VIRINDER MOUDGIL: We believe that although digital education will have an increasing role, especially in hybrid and flipped classes, that the face to face education will still continue and be attractive. However, the style of teaching and learning will continue to evolve with the delivery of the content being online, and the class time spent on important interactions involving group discussions, and academic and research projects.

PULSE: Is LTU engaged in any COVID-19 related research? 

VIRINDER MOUDGIL: We are not directly doing COVID-19 research, but our on campus business accelerator has been very involved in fabricating with 3-D printers, and delivering face shields to nursing homes. LTU received two grants to continue to help with this important  endeavor. Some of our professors will do research associated with the pandemic models.

PULSE: The United Nations Department of Economic and Social Affairs in a statement in April noted that digital technologies are critical in fighting the COVID-19 pandemic worldwide. What is your take on that both as a medical doctor as well as the president of a technology university? 

VIRINDER MOUDGIL: LTU has many firsts in innovation in technology. Our faculty in partnership with students built autonomous vehicle, and we are among the universities who achieved this feat initially. We have the capabilities, and given adequate UN and support from similar agencies, we are capable to of developing strategies and programs related to COVID-19 as supplements to our programs in Nursing, Biomedical sciences and related health care programs. 

PULSE: COVID-19 has exposed the digital divide in education in terms of students who don’t have access to technology and those who have. How do you see digital access to higher education playing out in this pandemic? 

VIRINDER MOUDGIL: I agree that COVID-19 exposed the digital divide especially in K-12 education. Although we do not see the divide directly with our students because all our students are provided very powerful laptop computers aligned with industrial and manufacturing design level capabilities. We do recognize that this is a challenging problem for many universities.

PULSE: COVID-19 is moving us to a virtual economy where higher skilled workers have more opportunity and job security. What role in your view should higher education (both public and private institutions) play in training the unskilled workforce that are on the frontlines, majority of whom are black and other minorities? 

VIRINDER MOUDGIL: We recognize that skilled workers are and will be in demand. COVID-19 has increased interest in innovation and entrepreneurship at higher education institutions. Whereas degree programs at universities take time to complete a program, a time requirement that is in conflict with many who are unable to take time from family and their current jobs to achieve the benefit of higher education. LTU had developed many industry-based certificate programs that can be completed in a relative short time span. We are also investing in our outreach communities in Detroit schools to prepare future workforce that is technically competitive and progressively in demand.

PULSE: This pandemic has exposed the deep levels of inequality and poverty that are endemic in our society. What is the lesson for those who are entrusted with responding to such global challenges? 

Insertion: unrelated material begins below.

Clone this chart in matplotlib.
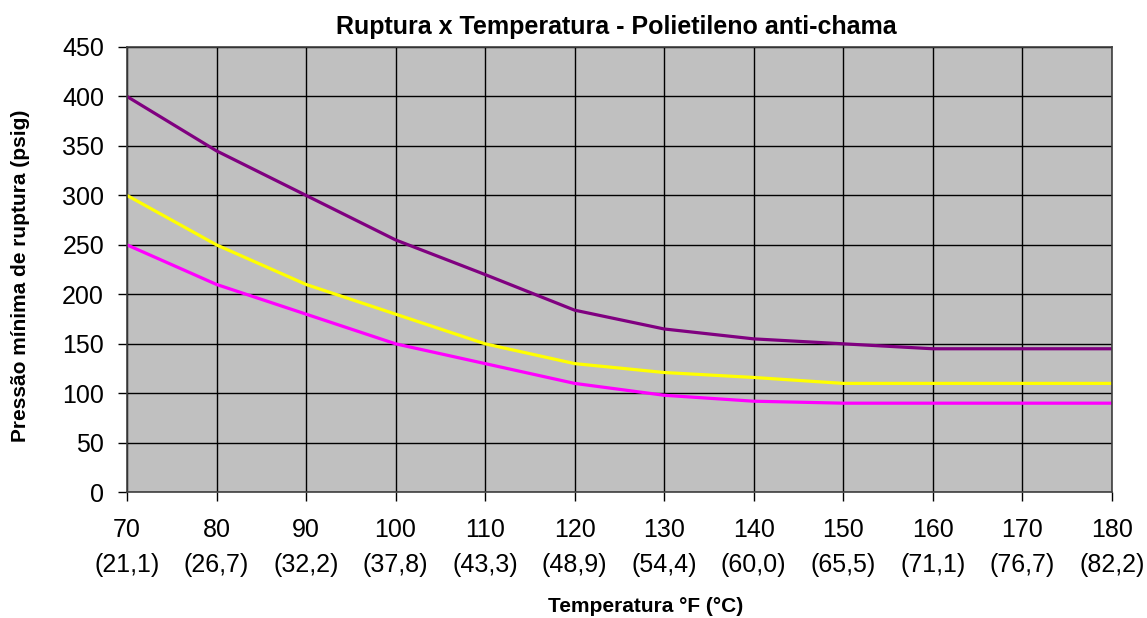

VIRINDER MOUDGIL: I am a biologist and believe all children and adults have potential to be innovative and creative, but in different domains of our society. All we have to do to equalize that potential is to give them the tools of success and opportunities of a supportive academic, economic and social environment.

PULSE: Does LTU plan to reopen this fall? If so, what is the risk management strategy to minimize contact between faculty and students? 

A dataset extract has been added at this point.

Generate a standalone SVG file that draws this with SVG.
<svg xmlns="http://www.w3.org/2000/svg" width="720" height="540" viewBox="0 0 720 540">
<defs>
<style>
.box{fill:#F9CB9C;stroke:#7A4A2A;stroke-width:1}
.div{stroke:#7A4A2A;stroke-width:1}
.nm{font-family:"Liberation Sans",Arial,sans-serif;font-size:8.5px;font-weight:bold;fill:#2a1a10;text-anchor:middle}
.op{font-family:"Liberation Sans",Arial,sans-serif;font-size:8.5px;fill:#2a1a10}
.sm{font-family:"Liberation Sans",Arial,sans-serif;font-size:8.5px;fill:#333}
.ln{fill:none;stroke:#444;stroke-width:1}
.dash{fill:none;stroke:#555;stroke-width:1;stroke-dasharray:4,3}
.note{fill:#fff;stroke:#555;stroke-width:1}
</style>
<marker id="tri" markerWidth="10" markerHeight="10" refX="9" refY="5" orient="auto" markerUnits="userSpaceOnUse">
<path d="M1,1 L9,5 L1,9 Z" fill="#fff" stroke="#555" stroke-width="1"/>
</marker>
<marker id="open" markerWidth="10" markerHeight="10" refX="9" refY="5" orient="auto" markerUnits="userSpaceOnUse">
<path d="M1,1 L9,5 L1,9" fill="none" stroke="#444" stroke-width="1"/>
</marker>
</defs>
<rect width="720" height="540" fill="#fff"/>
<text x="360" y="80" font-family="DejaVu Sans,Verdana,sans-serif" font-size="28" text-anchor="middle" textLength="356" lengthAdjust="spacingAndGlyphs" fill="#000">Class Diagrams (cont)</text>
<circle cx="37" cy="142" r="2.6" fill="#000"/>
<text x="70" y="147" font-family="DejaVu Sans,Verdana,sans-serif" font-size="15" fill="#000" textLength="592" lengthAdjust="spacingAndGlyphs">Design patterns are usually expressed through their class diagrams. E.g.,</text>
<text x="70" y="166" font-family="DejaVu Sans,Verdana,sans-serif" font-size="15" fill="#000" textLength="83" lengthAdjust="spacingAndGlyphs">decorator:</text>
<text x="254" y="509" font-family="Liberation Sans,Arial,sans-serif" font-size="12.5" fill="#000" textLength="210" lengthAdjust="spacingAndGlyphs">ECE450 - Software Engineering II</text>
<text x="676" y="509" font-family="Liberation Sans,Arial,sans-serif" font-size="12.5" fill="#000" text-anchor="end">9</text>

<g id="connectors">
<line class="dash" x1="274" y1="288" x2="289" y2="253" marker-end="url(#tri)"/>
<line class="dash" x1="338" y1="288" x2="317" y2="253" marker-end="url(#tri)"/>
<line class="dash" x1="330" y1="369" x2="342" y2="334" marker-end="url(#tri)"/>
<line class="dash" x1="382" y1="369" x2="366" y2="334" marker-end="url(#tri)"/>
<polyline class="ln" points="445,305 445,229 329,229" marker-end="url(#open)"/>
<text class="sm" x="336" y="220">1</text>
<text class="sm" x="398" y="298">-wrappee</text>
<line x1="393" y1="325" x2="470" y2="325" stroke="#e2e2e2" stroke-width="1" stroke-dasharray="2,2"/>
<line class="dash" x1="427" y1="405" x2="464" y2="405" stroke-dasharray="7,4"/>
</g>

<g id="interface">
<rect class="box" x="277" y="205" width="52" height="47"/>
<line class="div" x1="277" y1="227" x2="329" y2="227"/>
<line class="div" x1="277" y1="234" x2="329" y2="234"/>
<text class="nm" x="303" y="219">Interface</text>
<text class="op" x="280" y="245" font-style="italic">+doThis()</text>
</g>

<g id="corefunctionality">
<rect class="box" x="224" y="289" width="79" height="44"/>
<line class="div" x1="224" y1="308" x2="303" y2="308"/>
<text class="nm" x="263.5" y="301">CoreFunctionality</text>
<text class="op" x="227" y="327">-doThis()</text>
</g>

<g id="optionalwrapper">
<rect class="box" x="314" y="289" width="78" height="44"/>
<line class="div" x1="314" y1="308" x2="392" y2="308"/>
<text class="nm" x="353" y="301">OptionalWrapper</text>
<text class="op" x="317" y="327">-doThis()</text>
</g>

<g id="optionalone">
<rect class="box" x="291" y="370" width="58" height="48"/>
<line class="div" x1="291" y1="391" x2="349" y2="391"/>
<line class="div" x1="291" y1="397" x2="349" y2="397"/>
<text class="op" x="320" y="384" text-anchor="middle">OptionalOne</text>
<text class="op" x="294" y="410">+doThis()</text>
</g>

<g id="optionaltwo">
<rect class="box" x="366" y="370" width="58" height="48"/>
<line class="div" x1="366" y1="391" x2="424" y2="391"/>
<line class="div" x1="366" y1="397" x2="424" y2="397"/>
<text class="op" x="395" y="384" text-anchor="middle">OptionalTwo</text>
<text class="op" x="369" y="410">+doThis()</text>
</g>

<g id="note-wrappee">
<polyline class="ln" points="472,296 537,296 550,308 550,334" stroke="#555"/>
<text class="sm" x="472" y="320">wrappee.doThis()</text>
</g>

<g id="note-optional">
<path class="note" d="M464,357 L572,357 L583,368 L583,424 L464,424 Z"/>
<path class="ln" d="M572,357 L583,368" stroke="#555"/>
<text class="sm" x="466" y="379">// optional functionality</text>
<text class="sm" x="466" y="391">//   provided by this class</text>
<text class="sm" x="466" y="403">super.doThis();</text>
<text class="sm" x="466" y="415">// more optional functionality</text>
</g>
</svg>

VIRINDER MOUDGIL: A hallmark of LTU education is reliance of Theory and Practice model of education. Being a STEM/STEAM focused university, many programs require hands-on practical experience, while lectures can be supplemented by online lectures. Laboratory exercises, architecture studios and workshops when properly spaced can be taught in-person mode. Pending State and or federal regulations, we hope to open the fall semester in a variety of teaching methods: on ground, online and hybrid mode offering both in-person classes and remote learning. All standard procedures of risk management would be in place for in-person classes.